Numeric palettes map a value’s position in the range to a colour along a gradient (low → high):

Palette	Low → High	Use when
`good-high`		higher is better (e.g. accuracy)
`good-low`		lower is better (e.g. error rate)
`neutral`		magnitude only, no good/bad signal
`diverging`		signed values centred on the midpoint

Categorical roles assign a fixed colour to each mapped value:

Role	Colour	Conveys
`good`	green	a positive / desired outcome
`bad`	red	a negative / undesired outcome
`warn`	amber	a borderline / needs-attention outcome
`info`	blue	a neutral, informational value
`muted`	grey	a low-salience value

The swatches above approximate light mode; the actual cell colours are theme variables that adapt to light / dark. Pass/fail and boolean scores ignore this config — their pre-coloured pills already encode the result. color_scales_enabled seeds the toolbar heatmap toggle’s initial state.

Row layout

multiline controls row density: True (the default) gives list-style multi-line rows; False gives compact single-line rows. compact_scores narrows score columns and rotates their headers 45° to fit many scores side by side.

The Score Panel

sample_score_view configures the score panel shown in an individual sample’s detail view (distinct from the score columns in the sample list above). It applies when a sample has three or more scores.

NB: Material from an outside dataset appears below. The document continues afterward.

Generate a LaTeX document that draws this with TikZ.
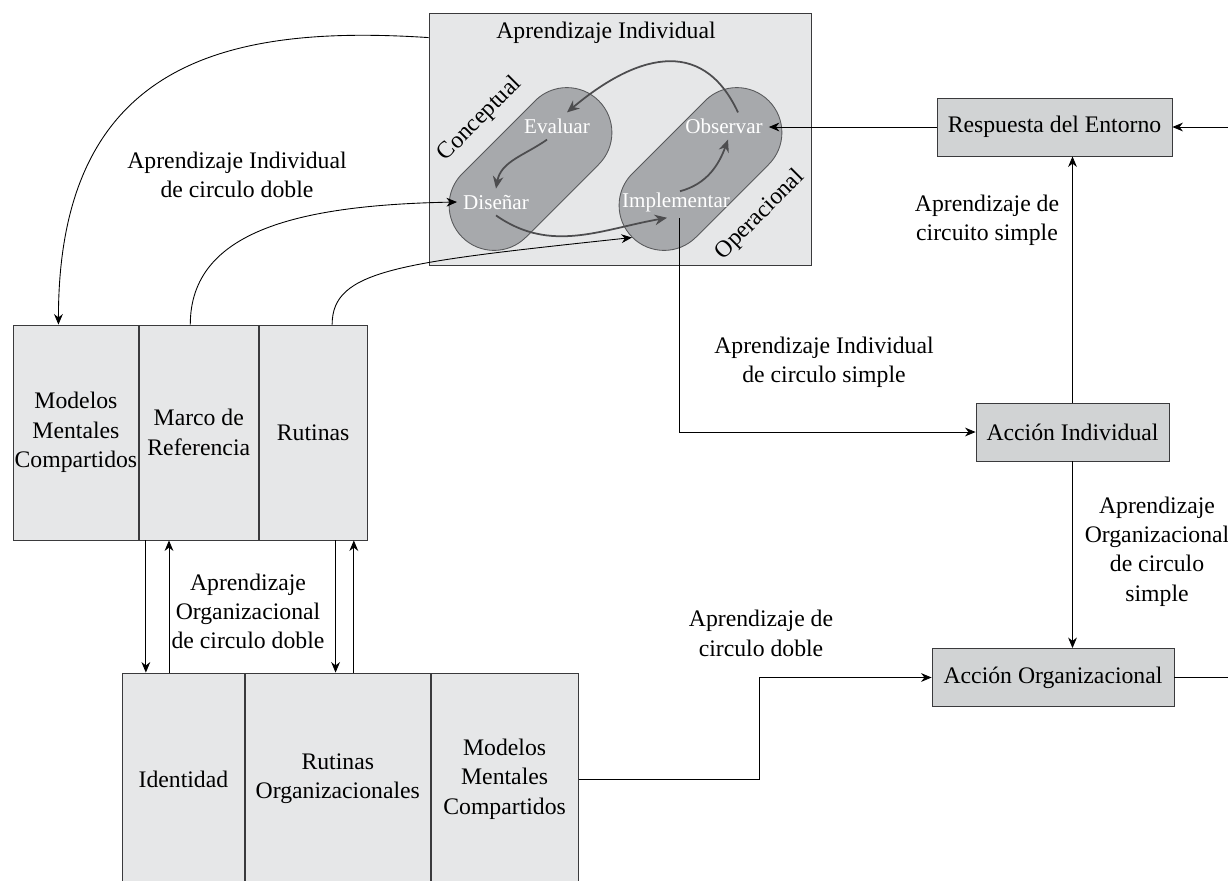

from inspect_ai.viewer import ViewerConfig, SampleScoreView, SampleScoreViewSort

ViewerConfig(
    sample_score_view=SampleScoreView(
        default="chips",
        sort=SampleScoreViewSort(column="value", dir="desc"),
    )
)

default chooses the initial rendering mode: chips (wrapping pills) or grid (a sortable table). When unset, the viewer picks based on the number of scores.
sort sets the initial sort by name (scorer name) or value, with a direction of asc or desc.

Scanner Results

scanner_result_view customizes the scanner results sidebar for samples produced with scanners. It is a glob-keyed map from scanner-name pattern to a ScannerResultView, so you can target specific scanners or apply one configuration to all of them:

from inspect_ai.viewer import (
    ViewerConfig,
    ScannerResultView,
    ScannerResultField,
    MetadataField,
)

ViewerConfig(
    scanner_result_view={
        "*": ScannerResultView(
            fields=[
                ScannerResultField(name="explanation", label="Rationale"),
                MetadataField(key="summary", label="Summary"),
                "value",
            ],
            exclude_fields=["validation"],
        ),
    }
)

Keys are fnmatch-style globs ("*", "audit_*", or exact scanner names). As a shorthand, you can pass a bare ScannerResultView instead of a map to apply a single configuration to every scanner.

fields is an ordered list of sections to render; entries are:

A ScannerResultField — a built-in section (explanation, label, value, validation, answer, or metadata), with an optional label override and collapsed default.
A MetadataField — promotes a single metadata[key] entry into its own top-level section.
A bare string — shorthand for the matching ScannerResultField name.

exclude_fields subtracts sections from the resolved set. Excluding a MetadataField also removes that key from the generic metadata dump.

Reference

See the inspect_ai.viewer reference for the complete field list of every type described here.